Appetite itself is a good thing. Having a healthy appetite means that you will likely get the nutrients you need. But it can be easy for a person to let their appetite take over their better judgment, leading to over-eating and obesity. Remind yourself of the difference between appetite and hunger - it can help you keep a more balanced attitude toward food and eating.
Hunger is the need to eat. If you're hungry, you need food because your body is telling you so. It's sending you signals, like those rumbling stomach growls known as hunger pangs. Hunger cannot be controlled; it is instinctive. And for some individuals, ignoring hunger can cause serious consequences. Waiting too long to eat once hunger kicks in may mean the risk of low blood sugar and the wooziness and fatigue that come with it.
Appetite is the desire to eat. Appetite occurs as a coordinated effort between your brain and your belly. When you feast your eyes on a delicious, delectable food, your mouth may water, and you can practically taste it and feel the textures on your palate. Even the mere thought of food can elicit the same emotional response. But unlike hunger, appetite can be ignored. And since appetite levels are greatly influenced by your brain, it is a learned behaviour, and you can even learn to control and change the level of your appetite.

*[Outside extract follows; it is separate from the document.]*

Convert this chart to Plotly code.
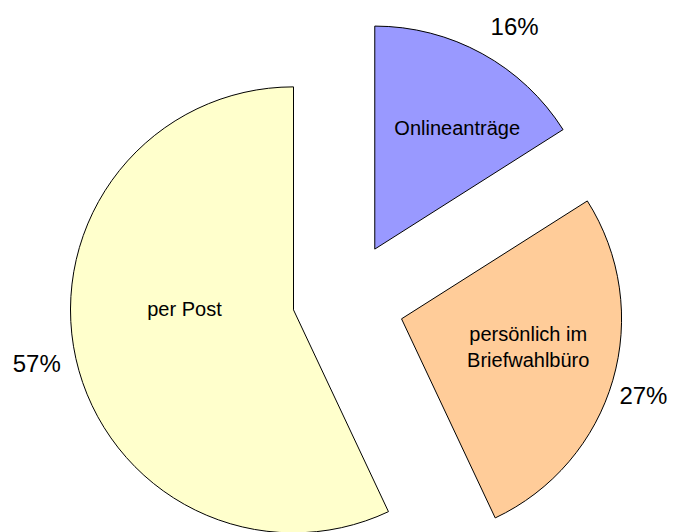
import math
import plotly.graph_objects as go

# ---- data ----
labels = ["Onlineanträge", "persönlich im<br>Briefwahlbüro", "per Post"]
values = [16, 27, 57]
colors = ["#9999FF", "#FFCC99", "#FFFFCC"]

# ---- layout geometry (screen pixels) ----
W, H = 678, 532
BODY = 8                      # default html body margin offsets the figure
slice_geom = [                # exploded slice: vertex x, vertex y, radius
    (372, 248, 225),
    (399, 318, 222),
    (290, 309, 225),
]
label_shift = [(10, 11), (6, -7), (0, -25)]     # nudges for inside labels
pct_anchor = [(482, 35), (612, 394), (62, 362)]  # arc anchor for percent text
PCT_R = 100
FONT = "Liberation Sans, Arial, sans-serif"
TRANSPARENT = "rgba(0,0,0,0)"
n = len(values)

total = float(sum(values))
mid_dirs = []
acc = 0.0
for v in values:
    a = 2 * math.pi * (acc + v / 2) / total
    mid_dirs.append((math.sin(a), -math.cos(a)))
    acc += v


def dom(sx, sy, r):
    cx, cy = sx - BODY, sy - BODY
    x0 = max(0.0, (cx - r) / W)
    x1 = min(1.0, (cx + r) / W)
    y0 = max(0.0, (H - cy - r) / H)
    y1 = min(1.0, (H - cy + r) / H)
    return dict(x=[x0, x1], y=[y0, y1])


def pie(domain, i, fill, text_mode):
    return go.Pie(
        labels=labels, values=values, sort=False, direction="clockwise", rotation=0,
        domain=domain,
        marker=dict(
            colors=[colors[j] if (fill and j == i) else TRANSPARENT for j in range(n)],
            line=dict(color="black", width=[1 if (fill and j == i) else 0 for j in range(n)]),
        ),
        textinfo="percent" if text_mode == "outside" else "label",
        textposition=[text_mode if j == i else "none" for j in range(n)],
        insidetextorientation="horizontal",
        insidetextfont=dict(family=FONT, size=20, color="black"),
        outsidetextfont=dict(family=FONT, size=24, color="black"),
        hoverinfo="skip", showlegend=False,
    )


fig = go.Figure()
# filled, outlined slices
for i, (sx, sy, r) in enumerate(slice_geom):
    fig.add_trace(pie(dom(sx, sy, r), i, True, "none"))
# inside category labels
for i, (sx, sy, r) in enumerate(slice_geom):
    dx, dy = label_shift[i]
    fig.add_trace(pie(dom(sx + dx, sy + dy, r), i, False, "inside"))
# outside percentages
for i in range(n):
    ax, ay = pct_anchor[i]
    ux, uy = mid_dirs[i]
    fig.add_trace(pie(dom(ax - PCT_R * ux, ay - PCT_R * uy, PCT_R), i, False, "outside"))

fig.update_layout(
    width=W, height=H, autosize=False,
    margin=dict(l=0, r=0, t=0, b=0),
    paper_bgcolor="white", plot_bgcolor="white",
    showlegend=False,
)
fig.write_html("out.html")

- Set your sights on satiety. Satiety is the satisfied feeling of being full after eating. If you've ever had to unbutton the top button on your jeans after a meal, you know that we all eat beyond the point of fullness now and then. But just as your body sends signals when it is hungry, it also sends signals that it is full. To pay attention to our bodies' signs of satiety, we need to slow down and chew our food fully.
- Eat filling foods. Empty calories can add pounds to the frame but leave you hungry for more. Opt for nutrient-dense foods that fill you up while also providing your body with the nutrients it needs. High-fibre fruits, vegetables, and whole grains sate hunger pangs and can help you stave off between-meal temptations.
- Trick your brain. In a research study, two groups of people were fed the exact same food - a chocolate-raspberry protein bar. After eating the bar, one group reported feeling hungry. The other, not so much. The difference? Beforehand, the first group was told that they would be eating "a new health bar", while the second group was told they would eat "a chocolate bar that is very tasty and yummy with a chocolate-raspberry core." Just thinking the food was "healthy" made the first group feel hungrier. And the more vivid, enticing description resulted in greater satiety.
Controlling your appetite is different from having a decreased appetite. This is when, despite hunger and the body's ongoing need for nutrients, a person has a reduced desire to eat. A person's appetite may decline during illness or as a side effect of medical treatment. Appetite may also decrease with age.
See a doctor if you notice that you are losing weight without trying. Likewise, you should speak to your doctor if you experience an unexplained and persistent increase in appetite. This could be caused by particular medications or could indicate an underlying condition.